Руднев принял решение, но должен был посоветоваться, все-таки генерал Потапчук – крупная фигура.
Поэтому Руднев решил посоветоваться с шефом: пусть часть ответственности ляжет и на него.
Серый «фольксваген-пассат» помчался за город.
Из машины по радиотелефону полковник Руднев позвонил опальному генералу, чтобы предупредить о своем приезде. Тот в это время сидел в кресле и смотрел в огромный экран телевизора. Передавали, как всегда в это время, новости. Пульт дистанционного управления лежал на коленях, рядом, на низком журнальном столике, покоилась стопка журналов и газет. По старой привычке отставной генерал всегда читал прессу с карандашом, отмечая то, что его заинтересовало.
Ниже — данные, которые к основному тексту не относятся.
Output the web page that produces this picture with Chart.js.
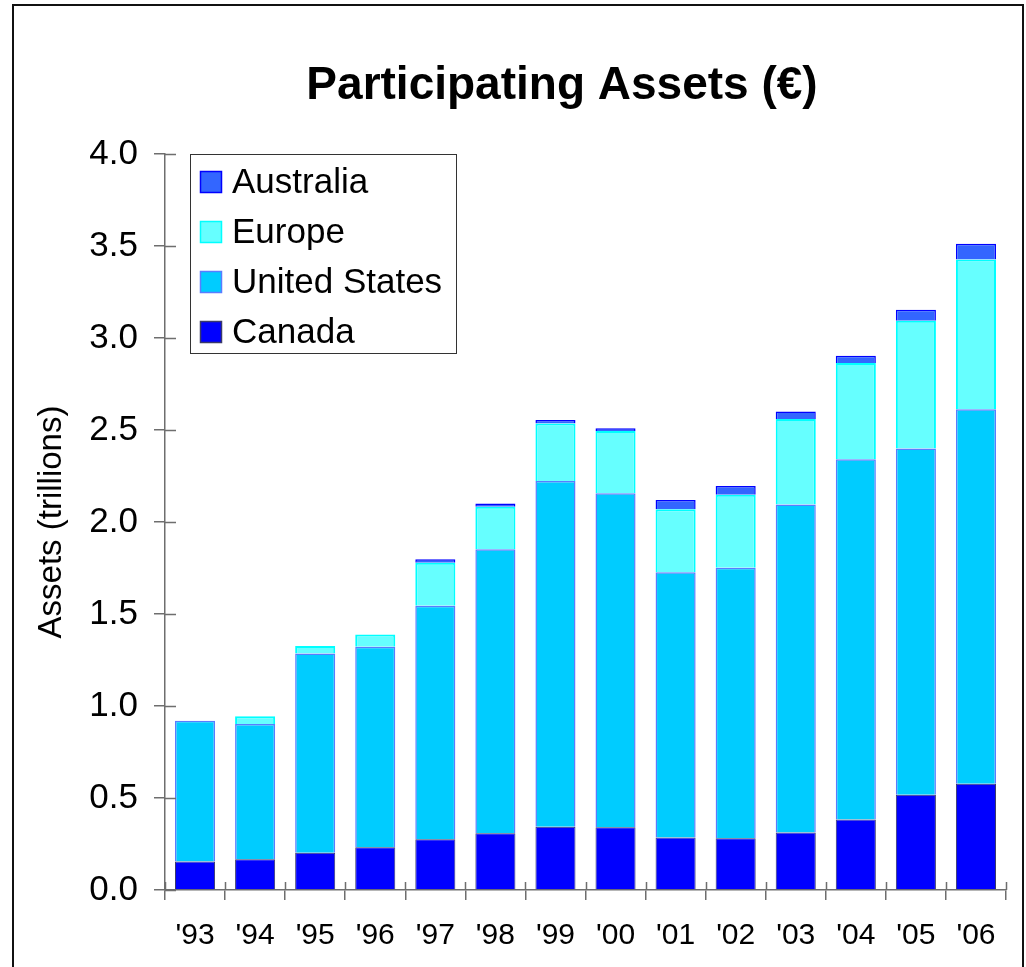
<!DOCTYPE html>
<html>
<head>
<meta charset="utf-8">
<script src="https://cdn.jsdelivr.net/npm/chart.js@4/dist/chart.umd.min.js"></script>
<style>
html, body { margin: 0; padding: 0; background: #fff; }
#wrap { position: relative; width: 1026px; height: 967px; }
</style>
</head>
<body>
<div id="wrap"><canvas id="assetsChart" width="1026" height="967"></canvas></div>
<script>
const years = ["'93", "'94", "'95", "'96", "'97", "'98", "'99", "'00", "'01", "'02", "'03", "'04", "'05", "'06"];
const canada = [0.155, 0.167, 0.203, 0.232, 0.276, 0.308, 0.344, 0.341, 0.286, 0.281, 0.313, 0.383, 0.518, 0.578];
const unitedStates = [0.765, 0.735, 1.083, 1.090, 1.269, 1.544, 1.879, 1.815, 1.441, 1.471, 1.782, 1.958, 1.881, 2.035];
const europe = [null, 0.042, 0.040, 0.066, 0.234, 0.231, 0.313, 0.339, 0.342, 0.396, 0.465, 0.523, 0.695, 0.813];
const australia = [null, null, null, null, 0.018, 0.018, 0.018, 0.014, 0.051, 0.048, 0.041, 0.039, 0.060, 0.086];

const fontFamily = "'Liberation Sans', Arial, sans-serif";
const axisColor = '#6e6e6e';

// ticks in the original cross the axis line, chart.js only draws the outer half
const crossTicks = {
  id: 'crossTicks',
  afterDatasetsDraw(chart) {
    const { ctx, chartArea, scales } = chart;
    ctx.save();
    ctx.strokeStyle = axisColor;
    ctx.lineWidth = 1.5;
    ctx.beginPath();
    scales.y.ticks.forEach((t, i) => {
      const y = Math.round(scales.y.getPixelForTick(i)) + 0.5;
      ctx.moveTo(chartArea.left, y);
      ctx.lineTo(chartArea.left + 11, y);
    });
    const step = scales.x.width / years.length;
    for (let i = 0; i <= years.length; i++) {
      const x = Math.round(chartArea.left + i * step) + 0.5;
      ctx.moveTo(x, chartArea.bottom);
      ctx.lineTo(x, chartArea.bottom - 8);
    }
    ctx.stroke();
    ctx.restore();
  }
};

const boxedLegend = {
  id: 'boxedLegend',
  afterDraw(chart) {
    const { ctx, chartArea } = chart;
    const x0 = chartArea.left + 25, y0 = chartArea.top;
    ctx.save();
    ctx.fillStyle = '#fff';
    ctx.fillRect(x0, y0, 266, 199);
    ctx.strokeStyle = '#333';
    ctx.lineWidth = 1;
    ctx.strokeRect(x0 + 0.5, y0 + 0.5, 266, 199);
    ctx.font = '35px ' + fontFamily;
    ctx.textBaseline = 'middle';
    const items = chart.data.datasets.slice().reverse();
    items.forEach((ds, i) => {
      const cy = y0 + 28 + i * 50;
      ctx.fillStyle = ds.backgroundColor;
      ctx.fillRect(x0 + 10, cy - 11, 22, 22);
      ctx.strokeStyle = ds.borderColor;
      ctx.lineWidth = 1.5;
      ctx.strokeRect(x0 + 10.5, cy - 10.5, 21, 21);
      ctx.fillStyle = '#000';
      ctx.fillText(ds.label, x0 + 42, cy + 1);
    });
    ctx.restore();
  }
};

const frameAndTitle = {
  id: 'frameAndTitle',
  afterDraw(chart) {
    const { ctx } = chart;
    ctx.save();
    ctx.strokeStyle = '#111';
    ctx.lineWidth = 2;
    ctx.strokeRect(13, 5, 1010, 1000);
    ctx.fillStyle = '#000';
    ctx.font = 'bold 46px ' + fontFamily;
    ctx.textAlign = 'center';
    ctx.textBaseline = 'middle';
    ctx.fillText('Participating Assets (€)', 562, 86);
    ctx.restore();
  }
};

new Chart(document.getElementById('assetsChart'), {
  type: 'bar',
  data: {
    labels: years,
    datasets: [
      { label: 'Canada', data: canada, backgroundColor: '#0000FF', borderColor: '#3a3a6a', borderWidth: 1 },
      { label: 'United States', data: unitedStates, backgroundColor: '#00CCFF', borderColor: '#5a7cff', borderWidth: 1.5 },
      { label: 'Europe', data: europe, backgroundColor: '#66FFFF', borderColor: '#00FFFF', borderWidth: 2 },
      { label: 'Australia', data: australia, backgroundColor: '#3366FF', borderColor: '#0000FF', borderWidth: 1.5 }
    ]
  },
  options: {
    responsive: false,
    animation: false,
    layout: { padding: { top: 154, right: 20, left: 0, bottom: 0 } },
    datasets: { bar: { categoryPercentage: 1, barPercentage: 0.667 } },
    plugins: {
      legend: { display: false },
      title: { display: false },
      tooltip: { enabled: false }
    },
    scales: {
      x: {
        stacked: true,
        afterFit(s) { s.height = 77; },
        border: { color: axisColor, width: 1.5 },
        grid: { drawOnChartArea: false, tickLength: 10, color: axisColor, lineWidth: 1.5 },
        ticks: { color: '#000', font: { family: fontFamily, size: 30 }, maxRotation: 0, padding: 18 }
      },
      y: {
        stacked: true,
        min: 0,
        max: 4,
        afterFit(s) { s.width = 165; },
        border: { color: axisColor, width: 1.5 },
        grid: { drawOnChartArea: false, tickLength: 11, color: axisColor, lineWidth: 1.5 },
        ticks: {
          stepSize: 0.5,
          color: '#000',
          padding: 16,
          font: { family: fontFamily, size: 35 },
          callback: v => v.toFixed(1)
        },
        title: {
          display: true,
          text: 'Assets (trillions)',
          color: '#000',
          font: { family: fontFamily, size: 33 },
          padding: { top: 32, bottom: 0 }
        }
      }
    }
  },
  plugins: [crossTicks, boxedLegend, frameAndTitle]
});
</script>
</body>
</html>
На этот раз были подчеркнуты и отмечены всевозможными значками фамилии тех, кто получил какое-то новое назначение, и информационные сообщения, связанные с болезнью президента «И почему это раньше мне не пришла в голову мысль о его устранении? Ведь тогда все это можно было сделать без особого труда. Пара стаканов водки – и его сердце вышло бы из строя. Никакая операция не помогла бы. Да, но тогда мне это было ни к чему. Слишком уж все хорошо складывалось, да и уверен я был в своей непотопляемости. И вот теперь вынужден сидеть здесь, на даче. Как писали и пишут журналисты: „Все мы плывем в одной лодке“. А тонуть-то приходится по одиночке… Интересные парадоксы случаются в жизни!»
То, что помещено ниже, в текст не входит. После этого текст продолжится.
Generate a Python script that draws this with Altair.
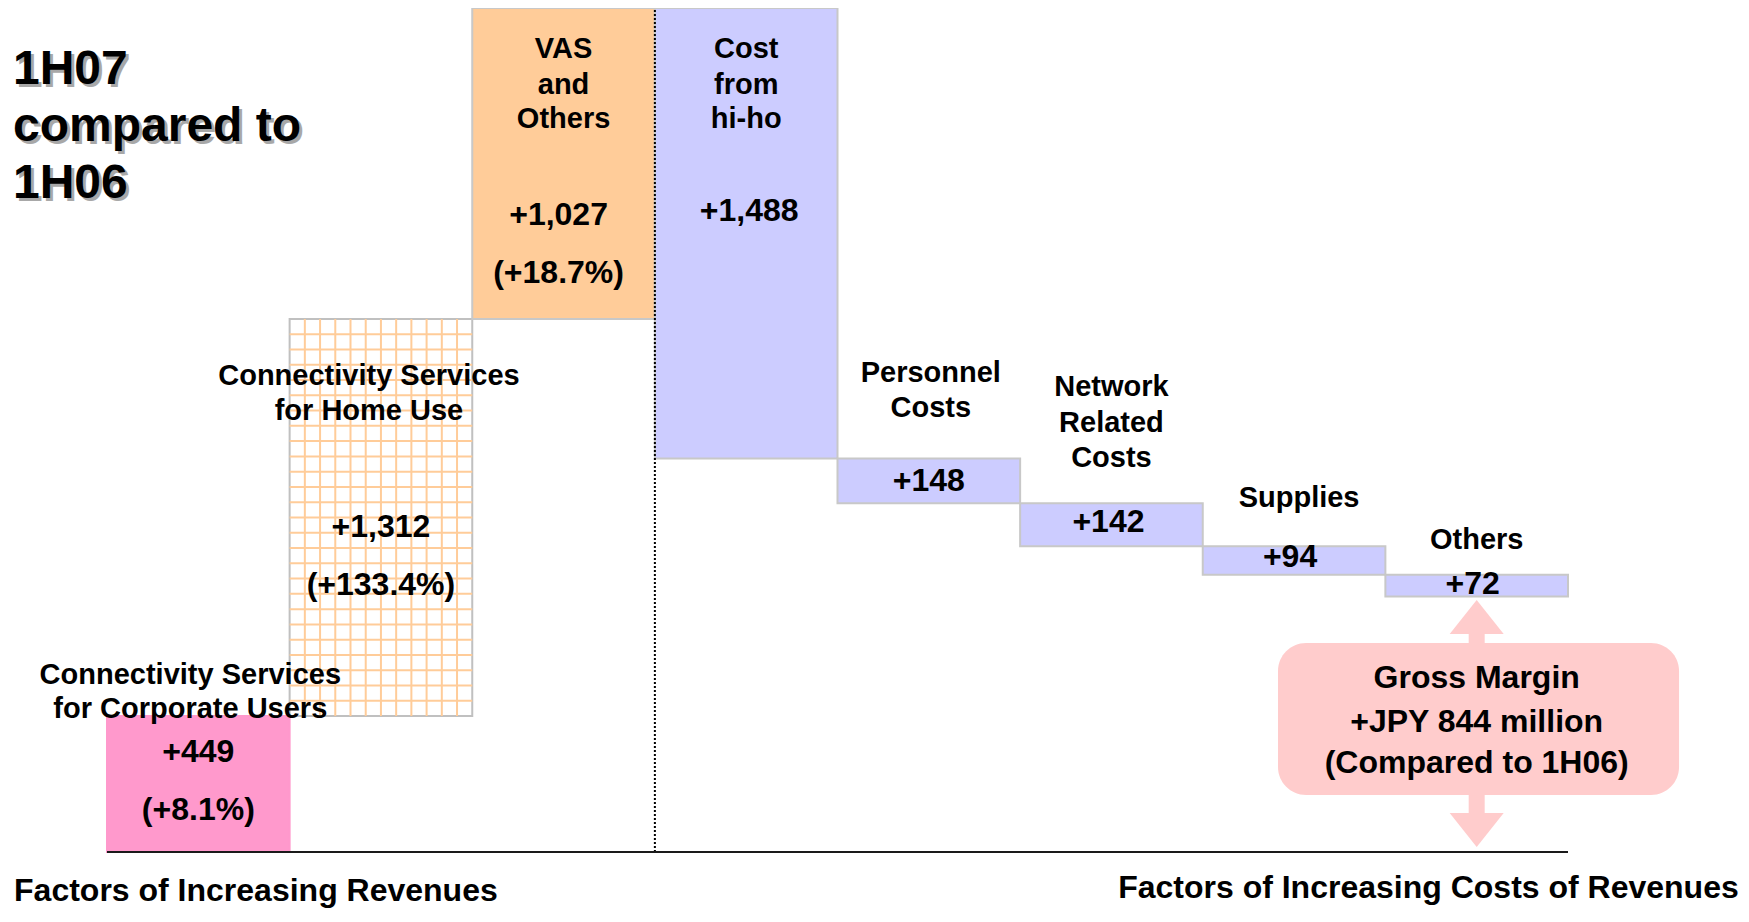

И в это время зазвонил телефон. Опальный генерал, продолжая смотреть на экран телевизора, где в очередной раз обсуждалась предстоявшая президенту операция, снял трубку и усталым голосом произнес:
– Говорите.
– Это Руднев.
– Ну что, Аркаша, стряслось? – глядя на экран телевизора, спросил бывший шеф полковника.
– Херня получается.
– Снова херня? Так я и знал! Как только ты, Аркаша, за что-нибудь берешься, обязательно херня получается. Ладно, ладно, не надо оправдываться, говори по делу.
– Я через полчаса буду у вас.
– Это еще зачем?
– Надо решить очень важный вопрос.
– А по телефону?
На этот раз Рудневу не повезло. Категорический отказ шефа от встречи вынудил полковника на ходу менять планы, и Руднев изменил их.